▶ **Exercise details**:
Print word for word the first line of the listing below and every line after it, through the line with "return (H - B - yp) / PH". Leave out the pictures and the rest.

▶ **Given data**:
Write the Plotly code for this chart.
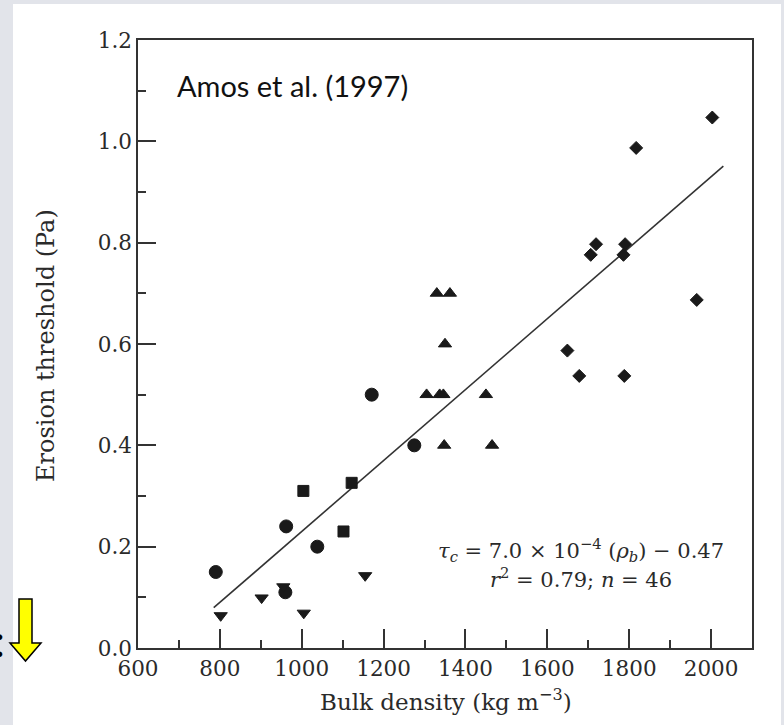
import plotly.graph_objects as go

# Bulk density (kg m^-3) and erosion threshold (Pa), grouped by marker symbol
circle_rho = [790, 960, 962, 1038, 1171, 1275]
circle_tau = [0.15, 0.11, 0.24, 0.20, 0.50, 0.40]

square_rho = [1004, 1102, 1122]
square_tau = [0.31, 0.23, 0.326]

tri_up_rho = [1330, 1362, 1350, 1305, 1337, 1346, 1450, 1348, 1465]
tri_up_tau = [0.70, 0.70, 0.60, 0.50, 0.50, 0.50, 0.50, 0.40, 0.40]

tri_down_rho = [802, 902, 955, 1005, 1155]
tri_down_tau = [0.064, 0.099, 0.121, 0.069, 0.143]

diamond_rho = [1649, 1678, 1706, 1719, 1786, 1790, 1788, 1817, 1965, 2003]
diamond_tau = [0.587, 0.537, 0.776, 0.797, 0.776, 0.797, 0.537, 0.987, 0.687, 1.047]

# Linear fit  tau_c = 7.0e-4 * rho_b - 0.47
fit_slope = 7.0e-4
fit_intercept = -0.47
fit_rho = [785, 2030]

x_ticks = [600, 800, 1000, 1200, 1400, 1600, 1800, 2000]
y_ticks = [0.0, 0.2, 0.4, 0.6, 0.8, 1.0, 1.2]

W, H = 784, 725
L, R, T, B = 138, 32, 40, 77
PW, PH = W - L - R, H - T - B


def px(xp):
    return (xp - L) / PW


def py(yp):
    return (H - B - yp) / PH


INK = "#1a1a1a"
AXIS = "#333333"
TEXT = "#2a2a2a"
SERIF = "DejaVu Serif"

fig = go.Figure()

fig.add_trace(go.Scatter(
    x=fit_rho, y=[fit_slope * r + fit_intercept for r in fit_rho],
    mode="lines", line=dict(color="#333333", width=1.6), hoverinfo="skip"))

for rho, tau, sym, size in [
    (circle_rho, circle_tau, "circle", 13),
    (square_rho, square_tau, "square", 11),
    (tri_up_rho, tri_up_tau, "triangle-up", 11.5),
    (tri_down_rho, tri_down_tau, "triangle-down", 11.5),
    (diamond_rho, diamond_tau, "diamond", 10),
]:
    fig.add_trace(go.Scatter(
        x=rho, y=tau, mode="markers",
        marker=dict(symbol=sym, size=size, color=INK,
                    line=dict(color=INK, width=1))))

axis_common = dict(
    showline=True, linecolor=AXIS, linewidth=1.5, mirror=True,
    ticks="inside", tickcolor=AXIS, tickwidth=1.5,
    showgrid=False, zeroline=False,
    tickfont=dict(family=SERIF, size=21.5, color=TEXT),
)

fig.update_xaxes(range=[600, 2100], tickvals=x_ticks, ticklen=19,
                 minor=dict(dtick=100, tick0=600, ticks="inside", ticklen=8,
                            tickcolor=AXIS, tickwidth=1.5),
                 **axis_common)
fig.update_yaxes(range=[0, 1.2], tickvals=y_ticks, ticklen=18,
                 tickformat=".1f",
                 minor=dict(dtick=0.1, tick0=0, ticks="inside", ticklen=8,
                            tickcolor=AXIS, tickwidth=1.5),
                 **axis_common)

shapes = [
    # white panel over the grey page
    dict(type="rect", xref="paper", yref="paper", layer="below",
         x0=px(13), x1=px(781), y0=py(740), y1=py(4),
         fillcolor="white", line=dict(width=0)),
    # yellow pointer arrow
    dict(type="path", xref="paper", yref="paper",
         path="M {a},{b} L {c},{b} L {c},{d} L {e},{d} L {f},{g} L {h},{d} L {a},{d} Z".format(
             a=px(19), c=px(32), b=py(599), d=py(643),
             e=px(41), f=px(25.5), g=py(661), h=px(10)),
         fillcolor="#ffff00", line=dict(color="#000000", width=1.5)),
]

annotations = [
    dict(text="Amos et al. (1997)", xref="paper", yref="paper",
         x=px(175), y=py(85), xanchor="left", yanchor="middle",
         showarrow=False, font=dict(family="Lato", size=29, color="#111111")),
    dict(text="<i>τ</i><sub><i>c</i></sub> = 7.0 × 10<sup>−4</sup> (<i>ρ</i><sub><i>b</i></sub>) − 0.47",
         xref="paper", yref="paper", x=px(581), y=py(550),
         xanchor="center", yanchor="middle",
         showarrow=False, font=dict(family=SERIF, size=21, color=TEXT)),
    dict(text="<i>r</i><sup>2</sup> = 0.79; <i>n</i> = 46",
         xref="paper", yref="paper", x=px(581), y=py(578),
         xanchor="center", yanchor="middle",
         showarrow=False, font=dict(family=SERIF, size=21, color=TEXT)),
    dict(text="Erosion threshold (Pa)", xref="paper", yref="paper",
         x=px(46), y=py(346), xanchor="center", yanchor="middle", textangle=-90,
         showarrow=False, font=dict(family=SERIF, size=24, color=TEXT)),
    dict(text="Bulk density (kg m<sup>−3</sup>)", xref="paper", yref="paper",
         x=px(446), y=py(700), xanchor="center", yanchor="middle",
         showarrow=False, font=dict(family=SERIF, size=23, color=TEXT)),
    dict(text=":", xref="paper", yref="paper",
         x=px(7), y=py(640), xanchor="right", yanchor="middle",
         showarrow=False, font=dict(family="Lato", size=44, color="#000000")),
]

fig.update_layout(
    width=W, height=H,
    margin=dict(l=L, r=R, t=T, b=B, pad=0),
    paper_bgcolor="#e2e4ea", plot_bgcolor="white",
    showlegend=False,
    shapes=shapes, annotations=annotations,
)

fig.write_html("out.html")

▶ **Solved exercise**:
Write the Plotly code for this chart.
import plotly.graph_objects as go

# Bulk density (kg m^-3) and erosion threshold (Pa), grouped by marker symbol
circle_rho = [790, 960, 962, 1038, 1171, 1275]
circle_tau = [0.15, 0.11, 0.24, 0.20, 0.50, 0.40]

square_rho = [1004, 1102, 1122]
square_tau = [0.31, 0.23, 0.326]

tri_up_rho = [1330, 1362, 1350, 1305, 1337, 1346, 1450, 1348, 1465]
tri_up_tau = [0.70, 0.70, 0.60, 0.50, 0.50, 0.50, 0.50, 0.40, 0.40]

tri_down_rho = [802, 902, 955, 1005, 1155]
tri_down_tau = [0.064, 0.099, 0.121, 0.069, 0.143]

diamond_rho = [1649, 1678, 1706, 1719, 1786, 1790, 1788, 1817, 1965, 2003]
diamond_tau = [0.587, 0.537, 0.776, 0.797, 0.776, 0.797, 0.537, 0.987, 0.687, 1.047]

# Linear fit  tau_c = 7.0e-4 * rho_b - 0.47
fit_slope = 7.0e-4
fit_intercept = -0.47
fit_rho = [785, 2030]

x_ticks = [600, 800, 1000, 1200, 1400, 1600, 1800, 2000]
y_ticks = [0.0, 0.2, 0.4, 0.6, 0.8, 1.0, 1.2]

W, H = 784, 725
L, R, T, B = 138, 32, 40, 77
PW, PH = W - L - R, H - T - B


def px(xp):
    return (xp - L) / PW


def py(yp):
    return (H - B - yp) / PH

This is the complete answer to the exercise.